Though IT experts and experienced engineers are paid megabucks, the Hayes Index shows wages are not increasing much for lower-skilled workers, despite falling unemployment. Overall wage pressure is just 2.6 per cent, (slightly ahead of the annual CPI of 1.7 per cent to June.) Walker says the trend towards automation (partly brought about by some IT specialists) is responsible for these continued low wages. "Demand is much higher for professionals in high-skill industries relative to medium- and lower-skill industries across New Zealand, since many routine, repetitive jobs can now - or will soon be - automated," he says.
The report notes this discrepancy raises a big question - who will be employed in future, and who will not? And how do individuals, trainers and employers, plan for this? Walker takes the positive attitude that new jobs will eventually replace those that disappear, but workers will need to "adapt their training... jobs will be changed rather than eliminated through technology skill set" to a more tech-centric workplace.
"Similarly, employers should look to adapt", to the inevitable change.
Looking at some of the report's data, the index indicates overall wage pressure in New Zealand is lower than many other countries, including Australia, the United States and Germany, but about the same as the UK. But the trend towards increasing demand for highly skilled workers, and lower demand for the low-skilled, is international, the report says.
Migrants to New Zealand are increasingly well-educated, the report has found.
In the US in 2015, nearly half of recent arrivals were educated to university level.

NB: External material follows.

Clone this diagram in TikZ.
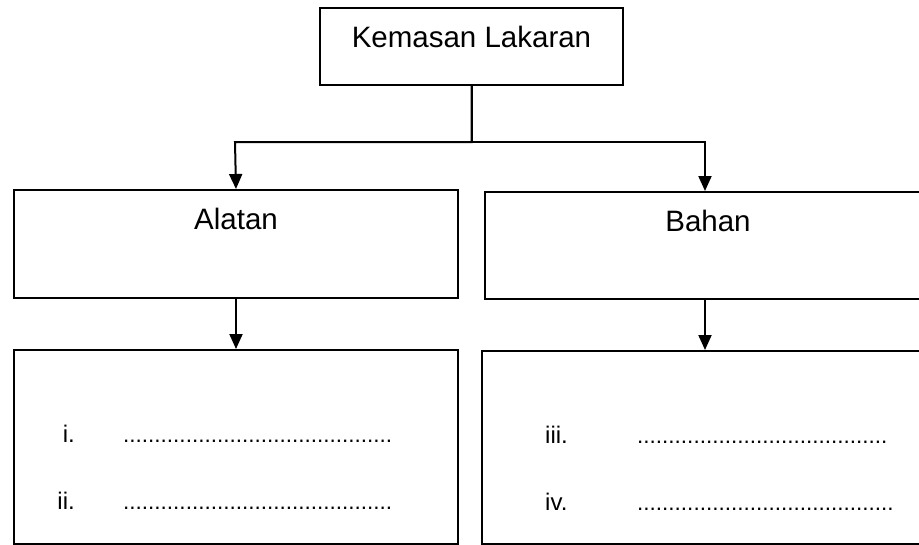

In the European Union, the proportion of all people born in another country who were university educated in 2016 was 29 per cent, up from 26 per cent five years earlier.
The report also highlights the increasing number of people working freelance, or as contractors, worldwide. In the United States, the number of freelance, contract, temporary or on-call jobs has grown from 10 per cent to 15 per cent of all workers in the last decade. In Europe, freelance roles have grown four times faster than total employment in the last five years.
In New Zealand, 20 per cent of employers report they plan to increase contract and freelance staff, more than those who plan to reduce the numbers of contractors.